20 April 2018, 11:26

Amishadai Larson Adu, b. 22 October 1914 in Antum, in the Eastern Region of the then Gold Coast. He held a degree in Natural Sciences from Cambridge, taught at his old school, Achimota College, joined the Gold Coast Administrative Service in 1942 (four years before the photograph), then moved to central government. He was secretary to the Coussey Committee which led to a ministerial government headed by Nkrumah. He guided Africanization in the civil service (on which he wrote a book), and after independence (1957) served as Permanent Secretary to the Ministry of External Affairs (1957-9) before becoming Secretary to the Cabinet.
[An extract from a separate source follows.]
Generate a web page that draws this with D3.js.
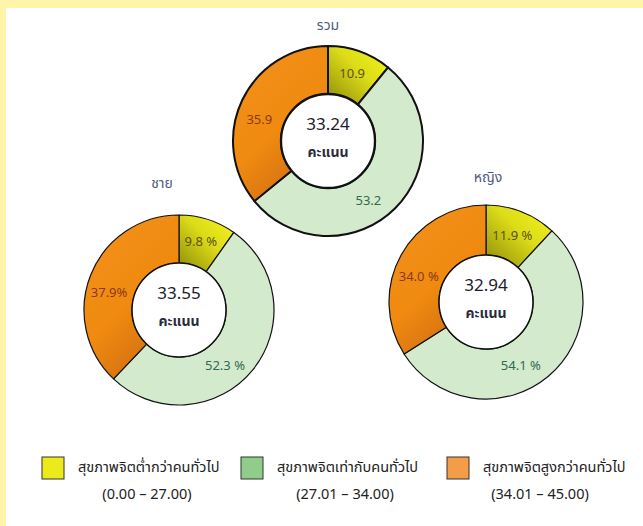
<!DOCTYPE html>
<html>
<head>
<meta charset="utf-8">
<script src="https://cdn.jsdelivr.net/npm/d3@7"></script>
<style>
  body { margin: 0; background: #fff; }
  svg { display: block; font-family: Tahoma, 'Noto Sans Thai', 'Noto Sans', 'DejaVu Sans', sans-serif; }
</style>
</head>
<body>
<div id="chart"></div>
<script>
// group names and mean scores
const groups = ['รวม', 'ชาย', 'หญิง'];
const scores = ['33.24', '33.55', '32.94'];
// percent of people in each level, per group
const lowPct = [10.9, 9.8, 11.9];
const equalPct = [53.2, 52.3, 54.1];
const highPct = [35.9, 37.9, 34.0];
// how the percent labels are written (low, equal, high) per group
const pctSuffix = [['', '', ''], [' %', ' %', '%'], [' %', ' %', ' %']];
const levels = ['low', 'equal', 'high'];
const legendLabels = ['สุขภาพจิตต่ำกว่าคนทั่วไป', 'สุขภาพจิตเท่ากับคนทั่วไป', 'สุขภาพจิตสูงกว่าคนทั่วไป'];
const legendRanges = ['(0.00 – 27.00)', '(27.01 – 34.00)', '(34.01 – 45.00)'];
const unitLabel = 'คะแนน';

const width = 643;
const height = 526;

const svg = d3
  .select('#chart')
  .append('svg')
  .attr('width', width)
  .attr('height', height);

// yellow frame on the top and left
svg.append('rect').attr('x', 0).attr('y', 0).attr('width', width).attr('height', 8).attr('fill', '#fff5a8');
svg.append('rect').attr('x', 0).attr('y', 0).attr('width', 6).attr('height', height).attr('fill', '#fff5a8');

const defs = svg.append('defs');
const lowGrad = defs.append('linearGradient').attr('id', 'lowGrad')
  .attr('x1', 0).attr('y1', 1).attr('x2', 1).attr('y2', 0);
lowGrad.append('stop').attr('offset', '0%').attr('stop-color', '#8c8a0a');
lowGrad.append('stop').attr('offset', '55%').attr('stop-color', '#dcdc18');
lowGrad.append('stop').attr('offset', '100%').attr('stop-color', '#f6f41e');
const highGrad = defs.append('linearGradient').attr('id', 'highGrad')
  .attr('x1', 0).attr('y1', 0).attr('x2', 0.6).attr('y2', 1);
highGrad.append('stop').attr('offset', '0%').attr('stop-color', '#f3921c');
highGrad.append('stop').attr('offset', '60%').attr('stop-color', '#f08a10');
highGrad.append('stop').attr('offset', '100%').attr('stop-color', '#d06e12');

const fill = d3.scaleOrdinal().domain(levels).range(['url(#lowGrad)', '#d4eacd', 'url(#highGrad)']);
const labelColour = d3.scaleOrdinal().domain(levels).range(['#5e5212', '#2e6a52', '#8a3a18']);
const legendColour = d3.scaleOrdinal().domain(levels).range(['#ebeb1c', '#8fcd8b', '#f49d48']);
const angleNudge = { low: 0, equal: 0.19, high: -0.14 };

const centres = [
  { x: 328, y: 141, r: 95, title: 25, titleX: 328, stroke: 2 },
  { x: 179, y: 310, r: 95, title: 183, titleX: 162, stroke: 1.2 },
  { x: 486, y: 302, r: 97, title: 177, titleX: 488, stroke: 1.2 }
];
const innerR = 47;
const labelR = 72;

const pie = d3.pie().sort(null).value(d => d.value);

groups.forEach((name, i) => {
  const c = centres[i];
  const arc = d3.arc().innerRadius(innerR).outerRadius(c.r);
  const data = [
    { level: 'low', value: lowPct[i], suffix: pctSuffix[i][0] },
    { level: 'equal', value: equalPct[i], suffix: pctSuffix[i][1] },
    { level: 'high', value: highPct[i], suffix: pctSuffix[i][2] }
  ];
  const g = svg.append('g').attr('transform', 'translate(' + c.x + ',' + c.y + ')');

  g.selectAll('path')
    .data(pie(data))
    .enter()
    .append('path')
    .attr('d', arc)
    .attr('fill', d => fill(d.data.level))
    .attr('stroke', '#111')
    .attr('stroke-width', c.stroke)
    .attr('stroke-linejoin', 'round');

  g.append('circle')
    .attr('r', innerR)
    .attr('fill', '#fff')
    .attr('stroke', '#111')
    .attr('stroke-width', c.stroke + 0.3);

  const mid = d => (d.startAngle + d.endAngle) / 2 + angleNudge[d.data.level];
  g.selectAll('text.pct')
    .data(pie(data))
    .enter()
    .append('text')
    .attr('class', 'pct')
    .attr('x', d => Math.sin(mid(d)) * labelR)
    .attr('y', d => -Math.cos(mid(d)) * labelR)
    .attr('text-anchor', 'middle')
    .attr('dy', '0.35em')
    .style('font-size', '13px')
    .attr('fill', d => labelColour(d.data.level))
    .text(d => d.data.value.toFixed(1) + d.data.suffix);

  g.append('text')
    .attr('y', -17)
    .attr('text-anchor', 'middle')
    .attr('dy', '0.35em')
    .style('font-size', '17px')
    .attr('fill', '#1c1c2c')
    .text(scores[i]);

  g.append('text')
    .attr('y', 11)
    .attr('text-anchor', 'middle')
    .attr('dy', '0.35em')
    .style('font-size', '14px')
    .style('font-weight', 'bold')
    .attr('fill', '#2a2a3a')
    .text(unitLabel);

  svg.append('text')
    .attr('x', c.titleX)
    .attr('y', c.title)
    .attr('text-anchor', 'middle')
    .attr('dy', '0.35em')
    .style('font-size', '14px')
    .attr('fill', '#4f5b7c')
    .text(name);
});

// legend
const legendX = [42, 241, 447];
const rangeX = [147, 345, 540];
const legend = svg.append('g');
levels.forEach((lv, i) => {
  legend.append('rect')
    .attr('x', legendX[i])
    .attr('y', 457)
    .attr('width', 22)
    .attr('height', 22)
    .attr('fill', legendColour(lv))
    .attr('stroke', '#333')
    .attr('stroke-width', 1);
  legend.append('text')
    .attr('x', legendX[i] + 36)
    .attr('y', 467)
    .attr('dy', '0.35em')
    .style('font-size', '14.5px')
    .attr('fill', '#222')
    .text(legendLabels[i]);
  legend.append('text')
    .attr('x', rangeX[i])
    .attr('y', 494)
    .attr('dy', '0.35em')
    .attr('text-anchor', 'middle')
    .style('font-size', '14.5px')
    .attr('fill', '#222')
    .text(legendRanges[i]);
});
</script>
</body>
</html>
He left Ghana in 1962 for a position in East Africa after being moved to the newly established National Council for Higher Education, where one of his tasks was to draw up a blueprint for the Kwame Nkrumah Ideological Institute. After his position with the Commonwealth Secretariat (1966-70), he returned to Ghana.

Tommy Gee

26 January 2016, 08:22

A.L.Adu was the first Permanent Secretary to Prime Minister Kwame Nkrumah of Ghana, became first Deputy Secretary Secretary General to the Commonwealth Secretary General. He was one of the early Africans to take over from British Colonial Administrators and was in great demand for helping with the winds of change. Thus he served on the governing body of the Institute of Development Studies set up by Barbara Castle at Sussex University in 1965.